Job: Look through the material below. Copy each line that contains the string "this".

Records to use:
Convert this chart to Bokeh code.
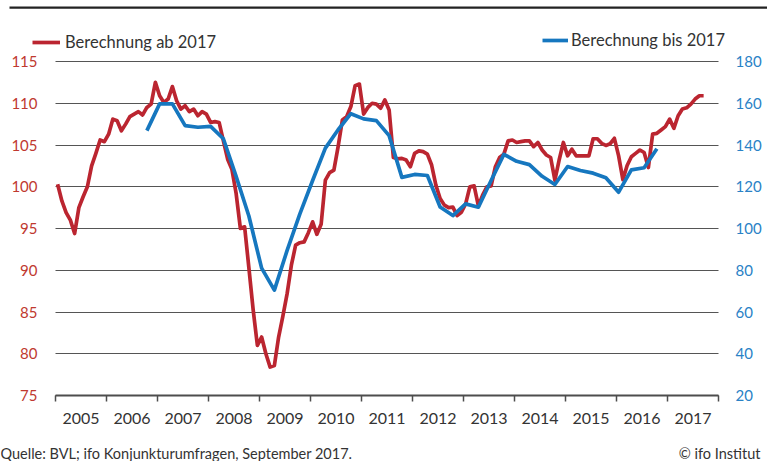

---

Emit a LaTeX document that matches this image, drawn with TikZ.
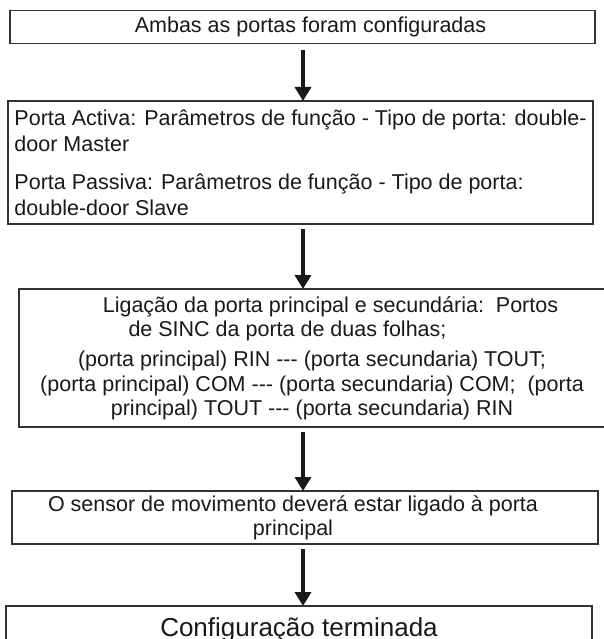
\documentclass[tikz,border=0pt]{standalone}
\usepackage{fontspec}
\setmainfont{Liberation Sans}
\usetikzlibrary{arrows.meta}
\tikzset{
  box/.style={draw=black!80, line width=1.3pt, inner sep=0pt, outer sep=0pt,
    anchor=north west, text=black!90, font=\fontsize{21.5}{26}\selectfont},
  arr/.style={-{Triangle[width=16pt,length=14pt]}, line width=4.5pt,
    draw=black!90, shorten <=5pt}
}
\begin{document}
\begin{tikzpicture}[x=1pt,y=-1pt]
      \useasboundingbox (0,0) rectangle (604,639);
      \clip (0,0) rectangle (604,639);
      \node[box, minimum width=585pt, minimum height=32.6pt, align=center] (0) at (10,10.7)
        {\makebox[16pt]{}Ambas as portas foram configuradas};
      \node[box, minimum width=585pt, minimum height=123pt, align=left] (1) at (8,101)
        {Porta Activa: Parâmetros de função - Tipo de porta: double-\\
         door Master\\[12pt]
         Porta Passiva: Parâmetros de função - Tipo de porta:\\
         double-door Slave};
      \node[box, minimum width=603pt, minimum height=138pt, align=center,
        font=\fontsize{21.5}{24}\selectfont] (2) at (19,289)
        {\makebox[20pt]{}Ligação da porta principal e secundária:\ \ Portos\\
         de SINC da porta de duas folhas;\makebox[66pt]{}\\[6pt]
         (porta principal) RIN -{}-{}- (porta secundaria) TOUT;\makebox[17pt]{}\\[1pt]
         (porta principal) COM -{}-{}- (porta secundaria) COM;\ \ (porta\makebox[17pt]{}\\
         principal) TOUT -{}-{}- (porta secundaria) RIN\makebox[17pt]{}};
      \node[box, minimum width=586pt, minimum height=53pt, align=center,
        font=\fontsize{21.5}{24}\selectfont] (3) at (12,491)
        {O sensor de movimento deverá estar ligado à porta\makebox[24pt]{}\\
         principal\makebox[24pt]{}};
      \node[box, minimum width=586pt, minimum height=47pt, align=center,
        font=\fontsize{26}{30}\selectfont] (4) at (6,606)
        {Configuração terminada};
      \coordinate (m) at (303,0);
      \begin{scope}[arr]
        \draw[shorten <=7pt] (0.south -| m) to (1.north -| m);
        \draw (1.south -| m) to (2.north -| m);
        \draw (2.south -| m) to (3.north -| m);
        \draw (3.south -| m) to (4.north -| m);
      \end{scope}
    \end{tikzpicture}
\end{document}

Solved exercise:
Convert this chart to Bokeh code.
Emit a LaTeX document that matches this image, drawn with TikZ.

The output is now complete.